Researchers just made a startling discovery about COVID-19 and newborns

Ahead of clinically approved COVID-19 therapeutics, virologists are committed to identifying every viable route of transmission.

In the early months of our pandemic, there were reports of newborns contracting the respiratory disease from their mothers while still in the womb but the mechanisms were unclear.

New data authored by a team of researchers based out of Milan, Italy recently determined that pregnant women who are infected with SARS-CoV-2 can potentially transmit the virus to their fetuses via the placenta.

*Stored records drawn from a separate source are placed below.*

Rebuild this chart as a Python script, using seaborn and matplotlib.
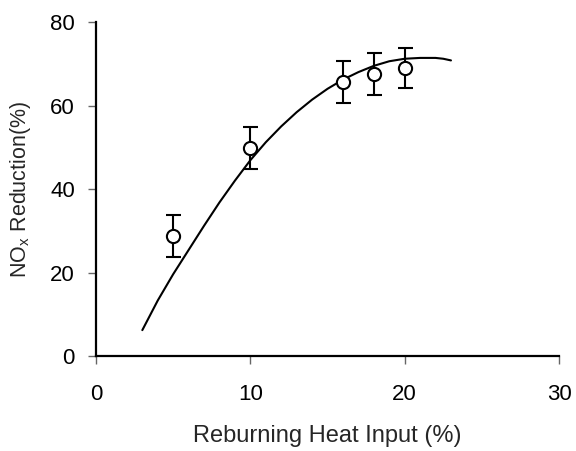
import matplotlib
matplotlib.use("Agg")
import matplotlib.pyplot as plt
import seaborn as sns
import pandas as pd

# Model curve
curve_x = [3, 4, 5, 6, 7, 8, 9, 10, 11, 12, 13, 14, 15, 16, 17, 18, 19, 20, 21, 22, 22.5, 23]
curve_y = [6.2, 13.3, 19.6, 25.4, 31.2, 36.8, 42.0, 46.9, 51.2, 55.0, 58.4, 61.4, 64.0, 66.2, 68.0, 69.5, 70.6, 71.2, 71.4, 71.4, 71.2, 70.8]

# Measured points
pt_x = [5, 10, 16, 18, 20]
pt_y = [28.7, 49.8, 65.7, 67.5, 69.0]
pt_err = [5.0, 5.0, 5.0, 5.0, 4.7]

sns.set_style("white")
plt.rcParams['font.family'] = ['Liberation Sans', 'DejaVu Sans']
plt.rcParams['mathtext.fontset'] = 'custom'
plt.rcParams['mathtext.rm'] = 'Liberation Sans'
plt.rcParams['mathtext.it'] = 'Liberation Sans'

fig = plt.figure(figsize=(5.76, 4.51), dpi=100)
ax = fig.add_axes([0.1667, 0.2106, 0.8038, 0.7406])

df_curve = pd.DataFrame({"x": curve_x, "y": curve_y})
sns.lineplot(data=df_curve, x="x", y="y", ax=ax, color="black", linewidth=1.5)

ax.errorbar(pt_x, pt_y, yerr=pt_err, fmt='none', ecolor='black', elinewidth=1.5,
            capsize=5.4, capthick=1.5, zorder=3)
df_pts = pd.DataFrame({"x": pt_x, "y": pt_y})
sns.scatterplot(data=df_pts, x="x", y="y", ax=ax, s=90, facecolor="white",
                edgecolor="black", linewidth=1.5, zorder=4)

ax.set_xlim(0, 30)
ax.set_ylim(0, 80)
ax.set_xticks([0, 10, 20, 30])
ax.set_yticks([0, 20, 40, 60, 80])
for s in ["top", "right"]:
    ax.spines[s].set_visible(False)
for s in ["left", "bottom"]:
    ax.spines[s].set_color("black")
    ax.spines[s].set_linewidth(1.6)
ax.tick_params(direction="out", length=5.8, width=1, color="#666666",
               labelsize=16, labelcolor="black", bottom=True, left=True)
ax.tick_params(axis="x", pad=14)
ax.tick_params(axis="y", pad=9.5)
ax.set_xlabel("Reburning Heat Input (%)", fontsize=17, labelpad=15)
ax.set_ylabel(r"NO$_\mathrm{x}$ Reduction(%)", fontsize=15.5, labelpad=12.5)

fig.savefig("out.png", dpi=100)
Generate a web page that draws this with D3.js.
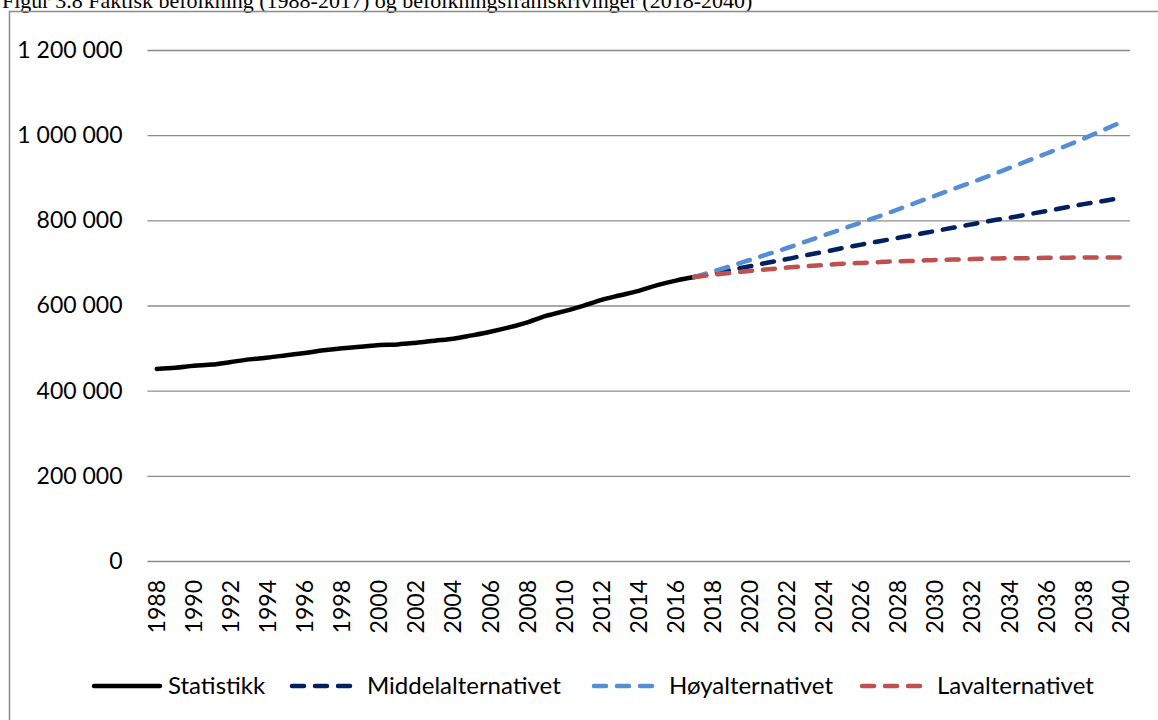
<!DOCTYPE html>
<html lang="no">
    <head>
        <meta charset="utf-8">
        <title>Figur 3.8</title>
        <style>
            body{
                margin:0;
                background:white;
            }
            svg text{
                font-family: Lato, "Open Sans", sans-serif;
                fill:#000;
            }
            #title{
                font-family: "Liberation Serif", "Times New Roman", serif;
            }
        </style>
    </head>
    <body>
        <svg id="chart" width="1158" height="720"></svg>

        <script src="https://d3js.org/d3.v7.min.js"></script>
        <script>
            // faktisk befolkning 1988-2017
            const statYears = d3.range(1988, 2018)
            const statistikk = [
                451100, 453700, 458400, 461200, 467400, 473500, 477800, 483400, 488700, 494800,
                499700, 502900, 507500, 508700, 512600, 517400, 521900, 529800, 538400, 548600,
                560500, 575500, 586900, 599200, 613300, 624000, 634500, 647700, 658400, 666800
            ]
            // framskrivinger 2017-2040
            const projYears = d3.range(2017, 2041)
            const middel = [
                666800, 675000, 684000, 692000, 701000, 709000, 718000, 726000, 735000, 743000,
                751000, 759000, 767000, 775000, 783000, 791000, 799000, 806000, 814000, 822000,
                830000, 838000, 845000, 853000
            ]
            const hoy = [
                666800, 680000, 693000, 707000, 721000, 735000, 750000, 765000, 780000, 795000,
                810000, 826000, 842000, 858000, 874000, 890000, 906000, 923000, 940000, 957000,
                974000, 992000, 1011000, 1030000
            ]
            const lav = [
                666800, 672000, 677000, 681000, 685000, 689000, 692000, 695000, 698000, 700000,
                702000, 704000, 705000, 707000, 708000, 709000, 710000, 711000, 711000, 712000,
                712000, 713000, 713000, 713000
            ]
            const allYears = d3.range(1988, 2041)
            const yTicks = [0, 200000, 400000, 600000, 800000, 1000000, 1200000]

            const series = [
                {name:"Statistikk", years:statYears, values:statistikk, color:"#000000", dash:null},
                {name:"Middelalternativet", years:projYears, values:middel, color:"#002060", dash:"12,11"},
                {name:"Høyalternativet", years:projYears, values:hoy, color:"#558ED5", dash:"12,11"},
                {name:"Lavalternativet", years:projYears, values:lav, color:"#C0504D", dash:"12,11"}
            ]

            const svg = d3.select("#chart")
            const fmt = d => d3.format(",")(d).replace(/,/g, " ")

            // tittel (delvis utenfor bildet, som i originalen)
            svg.append("text")
                .attr("id","title")
                .attr("x",2)
                .attr("y",8)
                .attr("font-size",22)
                .text("Figur 3.8 Faktisk befolkning (1988-2017) og befolkningsframskrivinger (2018-2040)")

            // ramme
            svg.append("rect")
                .attr("x",9.5)
                .attr("y",11.5)
                .attr("width",1200)
                .attr("height",760)
                .attr("fill","none")
                .attr("stroke","#8c8c8c")
                .attr("stroke-width",1.5)

            const xScale = d3.scaleBand()
                .domain(allYears)
                .range([147.5,1130])
            const xPos = yr => xScale(yr) + xScale.bandwidth()/2

            const yScale = d3.scaleLinear()
                .domain([0,1200000])
                .range([561,50])

            //grid + y-akse
            const yAxis = d3.axisLeft(yScale)
                .tickValues(yTicks)
                .tickFormat(fmt)
                .tickSize(-(1130-147.5))
                .tickPadding(25)

            const gy = svg.append("g")
                .attr("transform","translate(147.5,0)")
                .call(yAxis)
            gy.select(".domain").remove()
            gy.selectAll(".tick line")
                .attr("stroke","#8c8c8c")
                .attr("stroke-width",1.4)
            gy.selectAll(".tick text")
                .attr("font-size",23)
                .attr("font-family","Lato")
                .attr("fill","#000")

            // x-akse, hvert andre år
            const xAxis = d3.axisBottom(xScale)
                .tickValues(allYears.filter(y => y % 2 === 0))
                .tickSize(0)
            const gx = svg.append("g")
                .attr("transform","translate(0,561)")
                .call(xAxis)
            gx.select(".domain").remove()
            gx.selectAll(".tick text")
                .attr("font-size",23)
                .attr("font-family","Lato")
                .attr("fill","#000")
                .attr("transform","rotate(-90)")
                .attr("x",-19)
                .attr("y",0)
                .attr("dy","0.35em")
                .attr("text-anchor","end")

            // linjer
            const line = d3.line()
                .x(d => xPos(d.year))
                .y(d => yScale(d.value))
                .curve(d3.curveMonotoneX)

            series.forEach(s => {
                const pts = s.years.map((yr,i) => ({year:yr, value:s.values[i]}))
                svg.append("path")
                    .datum(pts)
                    .attr("d",line)
                    .attr("fill","none")
                    .attr("stroke",s.color)
                    .attr("stroke-width",4.5)
                    .attr("stroke-linecap","round")
                    .attr("stroke-linejoin","round")
                    .attr("stroke-dasharray",s.dash)
            })

            // forklaring
            const legendX = [92, 290, 592, 860]
            const legend = svg.append("g")
                .attr("transform","translate(0,686)")
            series.forEach((s,i) => {
                legend.append("line")
                    .attr("x1",legendX[i]+2)
                    .attr("x2",legendX[i]+(s.dash ? 60 : 68))
                    .attr("y1",0)
                    .attr("y2",0)
                    .attr("stroke",s.color)
                    .attr("stroke-width",4.5)
                    .attr("stroke-linecap","round")
                    .attr("stroke-dasharray",s.dash)
                legend.append("text")
                    .attr("x",legendX[i]+(s.dash ? 77 : 76))
                    .attr("y",0)
                    .attr("dy","0.35em")
                    .attr("font-size",24)
                    .text(s.name)
            })
        </script>
    </body>
</html>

Still, as was initially expected, this outcome seems to be somewhat rare.

The authors presented their findings at the online at the virtual AIDS 2020 conference. 

Vertical transmission of the novel coronavirus from mother to child during pregnancy

Among the 31 infected pregnant women involved in the new study, two newborns tested positive for COVID-19 on delivery.

It’s true that this only accounts for a little more than 6% of the study pool, but it means the vertical transplacental transmission of SARS-CoV-2 is possible.

Even if the infected mother contracted the coronavirus months prior to her baby’s birth, the virus may still be detected in the placental tissue and baby’s blood.

“This is the first ringing bell that should raise awareness about a topic that is not really well studied,” explained  Claudio Fenizia, an assistant professor of immunology at the University of Milan, who led the study.

There appear to be other reliable indicators of infection other than positive blood tests. Infected cases were consistently linked by inflamed placentas before analysis was completed.

SARS-CoV-2 material and antibodies were subsequently found in the umbilical cord, blood as well as the mothers’ breast milk.

Miraculously, seven of the mothers whose babies were not infected with coronavirus effectively transmitted coronavirus antibodies.

This may help explain why both of the newborns who contracted COVID-19 completed viral clearance fairly quickly after birth. These were also infected while their mothers were late-term.

No developmental complications were observed in either case.

Andrew Shennan, an obstetrics professor at King’s College London hastened to assure the public about the rarity of successful transplacental transmission ahead of the new study.

Dr. Shennan paired his assessment with a citation of data from an English study of 244 babies born to infected mothers, of which 95% exhibited no sign of the virus. “Women can remain reassured that pregnancy is not a significant risk factor for them or their babies with COVID-19,” Dr. Shennan commented in a media release.

Similarly, Marian Knight, a professor of maternal and child population health at Britain’s Oxford University, agreed that the new data is significant in our fight to understand SARS-CoV-2 before submitting a throat-clearing suggesting that the very same findings should not be a  major worry for pregnant women.

“Among the many thousands of babies born to mothers with SARS-CoV-2 infection, a very few have been reported to also have a positive test – around 1-2%,” Knight said. “It is still unclear whether the virus passes across the placenta; this report provides evidence that it may.”
More research needs to be done to determine if vertical transmission tells us more about immunology or contact tracing down the line.